The president held multiple news conferences — and in an unusual fashion, even broke from his vacation for a two-day trip back to Washington — as he addressed the developing crises in Iraq and Ferguson, Missouri.

But Obama is just the latest in a long line of presidents to adopt the “working vacation.”

“Early on, when vacations began to get criticism — for example, during the Eisenhower administration — the press secretary, Jim Haggerty, invented the phrase ‘working vacation,’” Larry Knutson, author of the new book Away From the White House: Presidential Escapes, Retreats and Vacations, said during a recent interview with ABC News/Yahoo! News. “And we’ve had working vacations ever since.”

In his 37-year career as a reporter for the Associated Press, Knutson has covered presidential vacations ranging from Lyndon B. Johnson to George W. Bush.
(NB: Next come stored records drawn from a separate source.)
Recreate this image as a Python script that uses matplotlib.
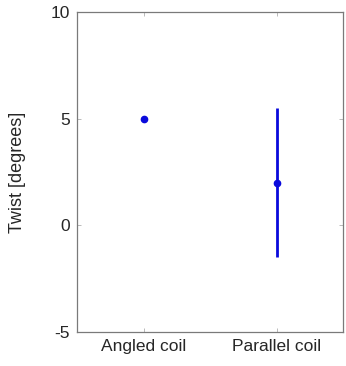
import matplotlib
matplotlib.use("Agg")
import matplotlib.pyplot as plt

categories = ["Angled coil", "Parallel coil"]
twist_mean = [5.0, 2.0]
twist_err = [0.0, 3.5]

plt.rcParams["font.family"] = ["Liberation Sans", "DejaVu Sans"]
plt.rcParams["axes.unicode_minus"] = False

fig = plt.figure(figsize=(3.46, 3.66), dpi=100)
ax = fig.add_axes([0.2225, 0.093, 0.769, 0.874])

positions = list(range(1, len(categories) + 1))
ax.errorbar(positions, twist_mean, yerr=twist_err, fmt="o", ms=4.5,
            color="#0a0adc", ecolor="#0a0adc", elinewidth=2.0, capsize=0)

ax.set_xlim(0.5, 2.5)
ax.set_ylim(-5, 10)
ax.set_xticks(positions)
ax.set_xticklabels(categories)
ax.set_yticks([-5, 0, 5, 10])
ax.set_ylabel("Twist [degrees]", fontsize=13, color="#262626", labelpad=18)

for side in ax.spines.values():
    side.set_color("#7a7a7a")
    side.set_linewidth(0.9)
ax.tick_params(direction="in", top=True, right=True, length=3, width=0.6,
               color="#b0b0b0", labelsize=12.5, labelcolor="#262626", pad=5)

fig.savefig("out.png", dpi=100)
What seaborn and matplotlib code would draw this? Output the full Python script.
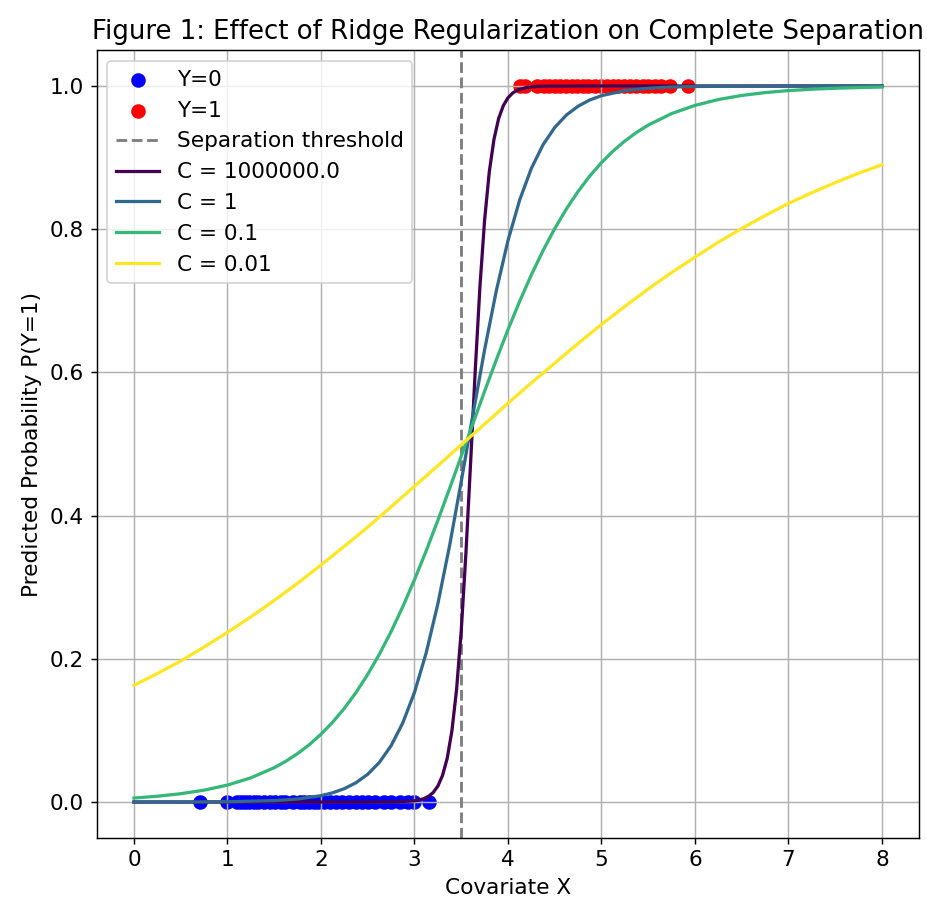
import numpy as np
import pandas as pd
import matplotlib
matplotlib.use('Agg')
import matplotlib.pyplot as plt
import seaborn as sns

x_y0 = [0.71, 1.00, 1.10, 1.14, 1.19, 1.23, 1.28, 1.33, 1.39, 1.45, 1.51, 1.57,
        1.62, 1.70, 1.78, 1.82, 1.87, 1.92, 1.97, 2.03, 2.10, 2.16, 2.22, 2.30,
        2.37, 2.44, 2.50, 2.58, 2.67, 2.75, 2.85, 2.93, 3.00, 3.15]
x_y1 = [4.13, 4.18, 4.31, 4.38, 4.44, 4.50, 4.56, 4.62, 4.68, 4.74, 4.80, 4.86,
        4.93, 5.00, 5.06, 5.12, 5.18, 5.24, 5.30, 5.37, 5.44, 5.50, 5.57, 5.64,
        5.73, 5.92]

threshold = 3.5

# fitted curves
x_c1e6 = [0.0, 1.0, 2.0, 2.5, 2.8, 3.0, 3.05, 3.1, 3.15, 3.2, 3.25, 3.3, 3.35, 3.4,
          3.45, 3.5, 3.55, 3.6, 3.65, 3.7, 3.75, 3.8, 3.85, 3.9, 3.95, 4.0, 4.05,
          4.1, 4.2, 4.3, 4.4, 5.0, 6.0, 8.0]
p_c1e6 = [0.0, 0.0, 0.0, 0.0, 0.0002, 0.0017, 0.0028, 0.0047, 0.0079, 0.0133,
          0.0223, 0.0372, 0.0612, 0.0993, 0.1571, 0.2396, 0.3475, 0.4738, 0.6035,
          0.7201, 0.8131, 0.8803, 0.9255, 0.9546, 0.9726, 0.9836, 0.9902, 0.9942,
          0.9980, 0.9993, 0.9998, 1.0, 1.0, 1.0]

x_c1 = [0.0, 0.5, 1.0, 1.5, 1.75, 2.0, 2.125, 2.25, 2.375, 2.5, 2.625, 2.75, 2.875,
        3.0, 3.125, 3.25, 3.375, 3.5, 3.625, 3.75, 3.875, 4.0, 4.125, 4.25, 4.375,
        4.5, 4.625, 4.75, 4.875, 5.0, 5.25, 5.5, 5.75, 6.0, 6.5, 7.0, 8.0]
p_c1 = [0.0, 0.0001, 0.0004, 0.0020, 0.0042, 0.0089, 0.0129, 0.0187, 0.0270,
        0.0388, 0.0555, 0.0787, 0.1106, 0.1532, 0.2083, 0.2769, 0.3578, 0.4477,
        0.5412, 0.6318, 0.7140, 0.7842, 0.8409, 0.8850, 0.9180, 0.9421, 0.9595,
        0.9718, 0.9805, 0.9865, 0.9936, 0.9969, 0.9986, 0.9993, 0.9998, 1.0, 1.0]

x_c01 = [0.0, 0.25, 0.5, 0.75, 1.0, 1.25, 1.5, 1.625, 1.75, 1.875, 2.0, 2.125, 2.25,
         2.375, 2.5, 2.625, 2.75, 2.875, 3.0, 3.125, 3.25, 3.375, 3.5, 3.625, 3.75,
         3.875, 4.0, 4.125, 4.25, 4.375, 4.5, 4.625, 4.75, 4.875, 5.0, 5.125, 5.25,
         5.375, 5.5, 5.75, 6.0, 6.25, 6.5, 6.75, 7.0, 7.25, 7.5, 7.75, 8.0]
p_c01 = [0.0056, 0.0081, 0.0116, 0.0166, 0.0237, 0.0338, 0.0480, 0.0570, 0.0677,
         0.0801, 0.0947, 0.1115, 0.1309, 0.1531, 0.1783, 0.2066, 0.2381, 0.2728,
         0.3105, 0.3508, 0.3934, 0.4377, 0.4830, 0.5286, 0.5737, 0.6176, 0.6597,
         0.6994, 0.7363, 0.7702, 0.8009, 0.8284, 0.8528, 0.8743, 0.8930, 0.9093,
         0.9232, 0.9352, 0.9454, 0.9615, 0.9729, 0.9811, 0.9868, 0.9908, 0.9936,
         0.9955, 0.9969, 0.9978, 0.9985]

x_c001 = [0.0, 0.25, 0.5, 0.75, 1.0, 1.25, 1.5, 1.75, 2.0, 2.25, 2.5, 2.75, 3.0, 3.25,
          3.5, 3.75, 4.0, 4.25, 4.5, 4.75, 5.0, 5.25, 5.5, 5.75, 6.0, 6.25, 6.5,
          6.75, 7.0, 7.25, 7.5, 7.75, 8.0]
p_c001 = [0.163, 0.1795, 0.197, 0.2165, 0.237, 0.2586, 0.2815, 0.3056, 0.331,
          0.3572, 0.384, 0.4123, 0.441, 0.4697, 0.499, 0.5278, 0.557, 0.5853,
          0.613, 0.6405, 0.667, 0.6922, 0.7165, 0.7395, 0.761, 0.7819, 0.801,
          0.8190, 0.836, 0.8510, 0.865, 0.8782, 0.890]

c_labels = ['C = 1000000.0', 'C = 1', 'C = 0.1', 'C = 0.01']
c_colors = ['#440154', '#31688e', '#35b779', '#fde725']

curves = [(x_c1e6, p_c1e6), (x_c1, p_c1), (x_c01, p_c01), (x_c001, p_c001)]

plt.rcParams['font.size'] = 12
plt.rcParams['axes.titlesize'] = 14.4

fig = plt.figure(figsize=(927/130, 921/130), dpi=130)
ax = fig.add_subplot(111)

sns.scatterplot(x=x_y0, y=[0]*len(x_y0), color='blue', s=65, linewidth=0, label='Y=0', ax=ax)
sns.scatterplot(x=x_y1, y=[1]*len(x_y1), color='red', s=65, linewidth=0, label='Y=1', ax=ax)
ax.axvline(threshold, color='gray', linestyle='--', linewidth=1.6, label='Separation threshold')

for (xs, ps), lab, col in zip(curves, c_labels, c_colors):
    df = pd.DataFrame({'x': xs, 'p': ps})
    sns.lineplot(data=df, x='x', y='p', color=col, linewidth=1.8, label=lab, ax=ax,
                 errorbar=None, sort=False)

ax.set_xlabel('Covariate X')
ax.set_ylabel('Predicted Probability P(Y=1)')
ax.set_title('Figure 1: Effect of Ridge Regularization on Complete Separation')
ax.set_xticks(range(0, 9))
ax.grid(True)
ax.legend(loc='upper left')

fig.subplots_adjust(left=0.1042, right=0.9918, bottom=0.0903, top=0.9455)
fig.savefig('out.png', dpi=130)
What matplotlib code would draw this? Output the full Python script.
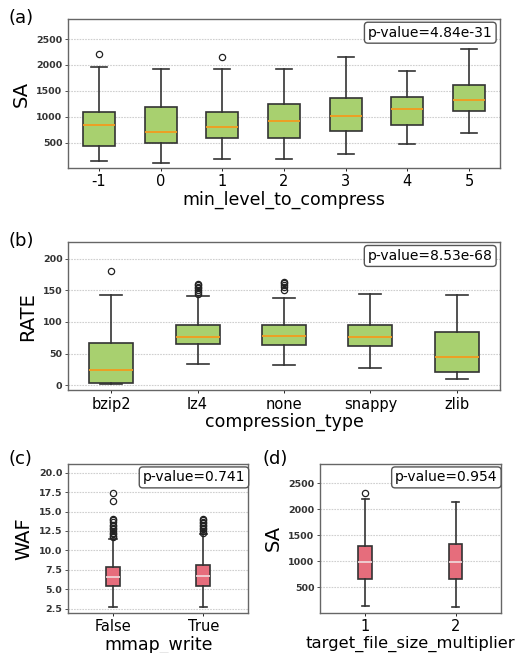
import matplotlib
matplotlib.use("Agg")
import matplotlib.pyplot as plt
from matplotlib.ticker import FormatStrFormatter

# ---------------- data ----------------
# (a) SA vs min_level_to_compress
a_labels = ["-1", "0", "1", "2", "3", "4", "5"]
a_whislo = [140, 114, 178, 185, 288, 474, 693]
a_q1 = [442, 487, 596, 590, 732, 834, 1105]
a_med = [841, 712, 809, 924, 1008, 1143, 1317]
a_q3 = [1085, 1182, 1098, 1246, 1362, 1381, 1619]
a_whishi = [1966, 1921, 1921, 1921, 2159, 1889, 2314]
a_fliers = [[2204], [], [2146], [], [], [], []]

# (b) RATE vs compression_type
b_labels = ["bzip2", "lz4", "none", "snappy", "zlib"]
b_whislo = [1.6, 33.7, 32.1, 27.4, 10.0]
b_q1 = [3.2, 64.7, 63.2, 61.6, 21.6]
b_med = [23.7, 76.8, 78.4, 76.8, 44.7]
b_q3 = [66.3, 95.3, 94.7, 94.7, 84.2]
b_whishi = [142.6, 141.0, 138.4, 144.7, 142.6]
b_fliers = [[181], [145, 148, 150, 153, 156, 158, 160],
            [151, 155, 158, 161, 163], [], []]

# (c) WAF vs mmap_write
c_labels = ["False", "True"]
c_whislo = [2.67, 2.75]
c_q1 = [5.42, 5.38]
c_med = [6.61, 6.70]
c_q3 = [7.90, 8.12]
c_whishi = [11.5, 12.1]
c_fliers = [[11.7, 11.9, 12.1, 12.3, 12.5, 12.7, 12.9, 13.1, 13.3, 13.6,
             13.9, 14.1, 16.3, 17.4],
            [12.3, 12.5, 12.7, 12.9, 13.1, 13.3, 13.5, 13.7, 13.9, 14.0]]

# (d) SA vs target_file_size_multiplier
d_labels = ["1", "2"]
d_whislo = [139, 113]
d_q1 = [654, 667]
d_med = [987, 990]
d_q3 = [1296, 1323]
d_whishi = [2191, 2145]
d_fliers = [[2307], []]

pvals = ["p-value=4.84e-31", "p-value=8.53e-68", "p-value=0.741", "p-value=0.954"]

GREEN = "#a8d06f"
RED = "#e66d7c"
ORANGE = "#f39a1e"
LIGHTMED = "#efd3d6"


def make_stats(labels, lo, q1, med, q3, hi, fl):
    return [dict(label=l, whislo=a, q1=b, med=c, q3=d, whishi=e, fliers=f)
            for l, a, b, c, d, e, f in zip(labels, lo, q1, med, q3, hi, fl)]


def draw(ax, stats, width, face, medc, ylim, yticks, yfmt, xlabel, ylabel, pv,
         xlabsize=12.5):
    ax.bxp(stats, widths=width, patch_artist=True,
           boxprops=dict(facecolor=face, edgecolor="#333333", linewidth=1.2),
           medianprops=dict(color=medc, linewidth=1.3),
           whiskerprops=dict(color="#333333", linewidth=1.2),
           capprops=dict(color="#333333", linewidth=1.2),
           flierprops=dict(marker="o", markerfacecolor="none",
                           markeredgecolor="#222222", markersize=4.5,
                           markeredgewidth=0.9))
    ax.set_ylim(*ylim)
    ax.set_yticks(yticks)
    if yfmt:
        ax.yaxis.set_major_formatter(FormatStrFormatter(yfmt))
    ax.yaxis.grid(True, linestyle=(0, (1.5, 1)), color="#cfcfcf", linewidth=0.8)
    ax.set_axisbelow(True)
    ax.tick_params(axis="y", labelsize=6.8, length=2.5, width=0.6, pad=1.5,
                   colors="#333333")
    ax.tick_params(axis="x", labelsize=10.5, length=2.5, width=0.6, pad=2)
    for lab in ax.get_yticklabels():
        lab.set_fontweight("bold")
    ax.set_xlabel(xlabel, fontsize=xlabsize, labelpad=1)
    ax.set_ylabel(ylabel, fontsize=14, labelpad=4)
    for s in ax.spines.values():
        s.set_color("#666666")
        s.set_linewidth(1.0)
    ax.text(0.983, 0.955, pv, transform=ax.transAxes, ha="right", va="top",
            fontsize=10, zorder=5,
            bbox=dict(boxstyle="round,pad=0.25", fc="white", ec="#555555",
                      lw=1.0))


fig = plt.figure(figsize=(5.2, 6.53), dpi=100)
W, H = 520, 653


def axes_px(l, r, t, b):
    return fig.add_axes([l / W, (H - b) / H, (r - l) / W, (b - t) / H])


ax_a = axes_px(68, 500, 19, 168)
ax_b = axes_px(68, 500, 242.3, 390.3)
ax_c = axes_px(68, 248.3, 463.7, 612.7)
ax_d = axes_px(320, 500.7, 463.7, 612.7)

draw(ax_a, make_stats(a_labels, a_whislo, a_q1, a_med, a_q3, a_whishi, a_fliers),
     0.52, GREEN, ORANGE, (12, 2886), [500, 1000, 1500, 2000, 2500], None,
     "min_level_to_compress", "SA", pvals[0])
draw(ax_b, make_stats(b_labels, b_whislo, b_q1, b_med, b_q3, b_whishi, b_fliers),
     0.51, GREEN, ORANGE, (-8, 226), [0, 50, 100, 150, 200], None,
     "compression_type", "RATE", pvals[1])
draw(ax_c, make_stats(c_labels, c_whislo, c_q1, c_med, c_q3, c_whishi, c_fliers),
     0.16, RED, LIGHTMED, (1.98, 21.16),
     [2.5, 5.0, 7.5, 10.0, 12.5, 15.0, 17.5, 20.0], "%.1f",
     "mmap_write", "WAF", pvals[2])
draw(ax_d, make_stats(d_labels, d_whislo, d_q1, d_med, d_q3, d_whishi, d_fliers),
     0.15, RED, LIGHTMED, (8, 2880), [500, 1000, 1500, 2000, 2500], None,
     "target_file_size_multiplier", "SA", pvals[3], xlabsize=11.8)

for txt, x, y in [("(a)", 8, 18), ("(b)", 8, 241), ("(c)", 8, 459), ("(d)", 262, 459)]:
    fig.text(x / W, 1 - y / H, txt, fontsize=13, ha="left", va="center")

fig.savefig("out.png", dpi=100)
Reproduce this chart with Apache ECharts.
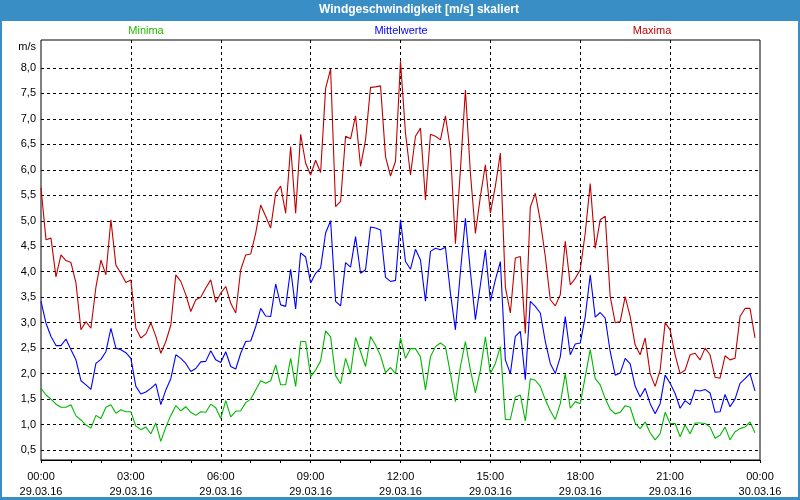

Despite public jabs at Obama for socializing in the midst of domestic and international turmoil — the president was notably criticized for hitting a golf course directly after his somber statement on the death of U.S. journalist James Foley — Knutson said that when it comes to taking time off, Obama ranks “right in the middle” among his 43 predecessors.

“I wouldn’t say that he’s on top at all. He’s taken regular vacations; he’s certainly not taken as many or as long as some recent presidents,” he said. “It’s an easy criticism, and it’s been made from the very beginning.”

Knutson pointed to the case of Chester Arthur, the 21st president, as an early example of a president whose vacations drew particularly intense criticism.

“He fished from New England to Florida to the Chesapeake Bay to the Atlantic Ocean, and at one point [made] a real, almost military expedition to then-very new Yellowstone National Park,” he explained. “And a newspaper in New York proposed half-seriously that the president’s pay may be docked every time he went fishing or went on a vacation.”

Other presidents have managed to build their own mystique through their vacations.

In order to prevent the public eye from passing judgment on his holiday habits, Knutson said President Ronald Reagan tried to obscure the press’ view of his off-duty activities, like yard work and horseback riding, while vacationing at his California ranch — literally.

“In Reagan’s case, although he rode and cut brush, famously television was kept more than an arm’s length away and had to set up cameras on a nearby mountaintop with lenses that I am told have been used to photograph the moon,” he said.

Despite the longstanding public disenchantment with presidential retreats, Knutson listed a handful of American leaders who were successfully able to unplug from their high-stress jobs for a some rest and relaxation.

“Dwight Eisenhower golfed from coast to coast. …John Kennedy sailed out of Hyannis Port and throughout the country and was photographed playing touch football with all of his nephews and nieces,” he said. “Lyndon Johnson relaxed totally at the ranch in Texas.”